AA gained LHR access after buying TWA. However the then AA chief exec said if they could get the rights to fly onwards to another destination then they would have no problem with BA (in this case) to flying internal US routes.
So now Europe is open to the American carriers, why isn't the US open to the European carriers? One flight a day between say LAX/SFO and HNL on BA or LH metel is not going to affect U.S. carriers and all the major alliances will just codeshare on any additional flights whilst updating thier ATI's to cover US internal flights.
The above is probably to dicuss in another thread at another time, but it just got me thinking.
FlyCaledonian From United Kingdom, joined Dec 2003, 2101 posts, RR: 3
Reply 18, posted (3 years 1 week 5 days ago) and read 15425 times:
Oh dear, no crystal balls were present in part 5! It talks of how civil aviation is growing in a world where there was no major threat of war.

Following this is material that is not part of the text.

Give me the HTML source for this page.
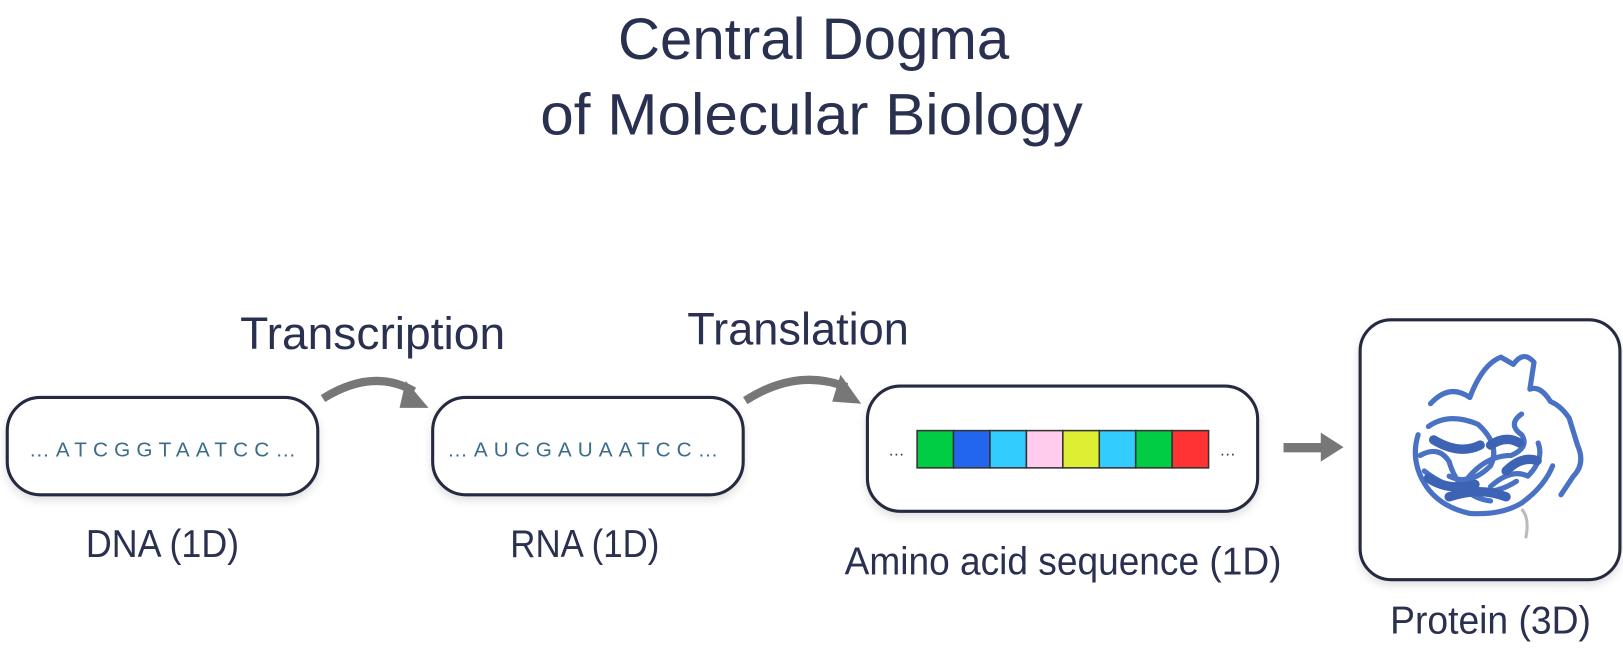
<!DOCTYPE html>
<html><head><meta charset="utf-8"><style>
html,body{margin:0;padding:0;background:#fff;}
svg{display:block;}
text{font-family:"Liberation Sans",sans-serif;fill:#2a3150;}
</style></head><body>
<svg width="1623" height="648" viewBox="0 0 1623 648">
<defs>
<filter id="sh" x="-10%" y="-10%" width="120%" height="130%"><feDropShadow dx="0" dy="4" stdDeviation="4" flood-color="#000" flood-opacity="0.12"/></filter>
</defs>
<g transform="scale(1.0351)">
<text x="786" y="57" font-size="56" text-anchor="middle" textLength="378" lengthAdjust="spacingAndGlyphs">Central Dogma</text>
<text x="784" y="130" font-size="56" text-anchor="middle" textLength="524" lengthAdjust="spacingAndGlyphs">of Molecular Biology</text>

<text x="232" y="337" font-size="44" textLength="256" lengthAdjust="spacingAndGlyphs">Transcription</text>
<text x="664" y="333" font-size="44" textLength="214" lengthAdjust="spacingAndGlyphs">Translation</text>

<g>
<rect x="7" y="384" width="300" height="94" rx="32" fill="#fff" stroke="#262b40" stroke-width="3" filter="url(#sh)"/>
<text x="157" y="441" font-size="20" text-anchor="middle" style="fill:#3b6d8a" textLength="258" lengthAdjust="spacing">…ATCGGTAATCC…</text>
</g>
<text x="157" y="538" font-size="38" text-anchor="middle" textLength="148" lengthAdjust="spacingAndGlyphs">DNA (1D)</text>

<g>
<rect x="418" y="384" width="300" height="94" rx="32" fill="#fff" stroke="#262b40" stroke-width="3" filter="url(#sh)"/>
<text x="563" y="441" font-size="20" text-anchor="middle" style="fill:#3b6d8a" textLength="262" lengthAdjust="spacing">…AUCGAUAATCC…</text>
</g>
<text x="565" y="538" font-size="38" text-anchor="middle" textLength="144" lengthAdjust="spacingAndGlyphs">RNA (1D)</text>

<g>
<path d="M312 385 Q360 355 400 378" fill="none" stroke="#777" stroke-width="8"/>
<polygon points="392,368 414,394 386,394" fill="#777"/>
</g>
<g>
<path d="M720 387 Q770 355 818 374" fill="none" stroke="#777" stroke-width="8"/>
<polygon points="812,362 832,390 804,388" fill="#777"/>
</g>

<g>
<rect x="838" y="373" width="377" height="121" rx="32" fill="#fff" stroke="#262b40" stroke-width="3" filter="url(#sh)"/>
<text x="866" y="440" font-size="16" text-anchor="middle" style="fill:#333">…</text>
<text x="1186" y="440" font-size="16" text-anchor="middle" style="fill:#333">…</text>
<g id="aa"></g>
</g>
<text x="1027" y="555" font-size="38" text-anchor="middle" textLength="422" lengthAdjust="spacingAndGlyphs">Amino acid sequence (1D)</text>

<g>
<rect x="1240" y="428" width="38" height="9" fill="#777"/>
<polygon points="1276,418 1298,432 1276,446" fill="#777"/>
</g>

<g>
<rect x="1314" y="309" width="251" height="251" rx="30" fill="#fff" stroke="#262b40" stroke-width="3" filter="url(#sh)"/>
<g fill="none" stroke="#4a72c4" stroke-width="5" stroke-linejoin="round" stroke-linecap="round">
<path d="M1382 390 Q1400 370 1420 384 Q1432 352 1450 345 L1462 352 Q1472 338 1482 350 L1478 376 Q1488 372 1498 388 Q1508 392 1516 404 L1524 430 Q1532 448 1520 460 L1508 478"/>
<path d="M1370 420 Q1362 446 1378 470 Q1392 490 1420 496 Q1450 498 1470 486 Q1492 470 1500 450"/>
<path d="M1380 412 Q1400 398 1428 410 Q1450 430 1440 450 Q1420 470 1400 460"/>
<path d="M1412 470 Q1432 440 1460 440 Q1478 432 1470 420 Q1456 410 1470 400"/>
<path d="M1440 470 Q1460 452 1476 460 Q1492 444 1486 428"/>
<path d="M1372 440 Q1390 430 1400 446 Q1410 480 1440 484"/>
<path d="M1376 455 Q1395 470 1420 475 Q1445 478 1465 465"/>
</g>
<g fill="none" stroke="#3d63b5" stroke-width="9" stroke-linecap="round">
<path d="M1385 425 Q1410 440 1430 430"/>
<path d="M1400 480 Q1430 470 1455 480"/>
<path d="M1455 455 Q1470 440 1485 445"/>
<path d="M1440 430 Q1455 420 1468 428"/>
<path d="M1380 462 Q1400 475 1425 468"/>
</g>
<path d="M1470 492 Q1478 500 1474 520" fill="none" stroke="#bbb" stroke-width="3"/>
</g>
<text x="1440" y="612" font-size="38" text-anchor="middle" textLength="194" lengthAdjust="spacingAndGlyphs">Protein (3D)</text>
</g>
</svg>
<script>
const aminoColors = ["#00cc44","#2266ee","#33ccff","#ffccee","#ddee33","#33ccff","#00cc44","#ff3333"];
const g = document.getElementById('aa');
const x0 = 886, w = 35.2;
aminoColors.forEach((c,i)=>{
  const r = document.createElementNS('http://www.w3.org/2000/svg','rect');
  r.setAttribute('x', x0 + i*w); r.setAttribute('y', 416);
  r.setAttribute('width', w); r.setAttribute('height', 36);
  r.setAttribute('fill', c); r.setAttribute('stroke', '#333'); r.setAttribute('stroke-width','1.5');
  
  
  g.appendChild(r);
});
</script>
</body></html>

Within two years of this we'd had the First Gulf War and a major recession, which severely hit air travel wolrdwide!
Seeing AA and BA linked up as they are today, it's almost hard to believe they were so against each other back then. However, also think of all the deals BA was thwarted from pulling off in the 1990s - merger/acquisition - with SN, KL, CO and UA at different times.
Crandall's arguement about LHR access is also interesting - at this time only one UK carrier (BA) and two US carrieres (PA and TW) had LHR access. When UA and AA acquired the LHR rights from PA and TW respectively, the UK government negotiated an amendment to Bermuda II to allow a second UK carrier access from LHR to the USA, namely VS. Given that BA also had domestic and then European competition from LHR in the form of BD, it can't be said that the UK was that uncompetitve given the situation in a lot of other European countries prior to the single aviation market in 1992.
Quoting BAW217 (Reply 17): So now Europe is open to the American carriers, why isn't the US open to the European carriers? One flight a day between say LAX/SFO and HNL on BA or LH metel is not going to affect U.S. carriers and all the major alliances will just codeshare on any additional flights whilst updating thier ATI's to cover US internal flights.
The US, like almost all countries (with rare exceptions like the European single market for European carriers only), will never agree to cabotage. US carriers do not have cabotage rights within any European countries. They only have 5th freedom flights on international routes, just like European carriers have 5th freedom rights beyond the U.S., subject to haing the same rights from the 3rd country involved.
shankly From United Kingdom, joined Jan 2000, 1547 posts, RR: 1
Reply 22, posted (3 years 1 week 4 days 23 hours ago) and read 14585 times:
What an interesting historical perspective, more so in that there was absolutely no reference to some of the big issues which dominate civil transport today:
1. Low cost airlines as we know them now - SWA in US and Easy/Ryanair in Europe
2. The emergence of the Middle Eastern hub giants
3. Alliances, which effectively negate the need for the landing rights so hotly contested by AA and BA back then
4. The subsequent collapse of many of the European state airlines
Interestingly also saw only one Airbus in all those clips...The Dan Air A300
MaverickM11 From United States of America, joined Apr 2000, 17786 posts, RR: 46
Reply 23, posted (3 years 1 week 3 days 1 hour ago) and read 13357 times:
Quoting BAW217 (Reply 17):
So now Europe is open to the American carriers, why isn't the US open to the European carriers?
Quoting Viscount724 (Reply 20): The US, like almost all countries (with rare exceptions like the European single market for European carriers only), will never agree to cabotage
I will never understand why EU carriers want access to the domestic market. It's like a cancer patient wanting more cancer. EU carriers would get absolutely annihilated in the US--0they're a solid decade behind the US carriers in terms of deregulation.
Quoting someone83 (Reply 19): American carriers doesn't have any more access to Europe than vice verca. Neither can fly within the other continent
US carriers can and (rarely) do fly within Europe, but the results are so dreadful that tags are avoided as often as possible. Why would the EU want that?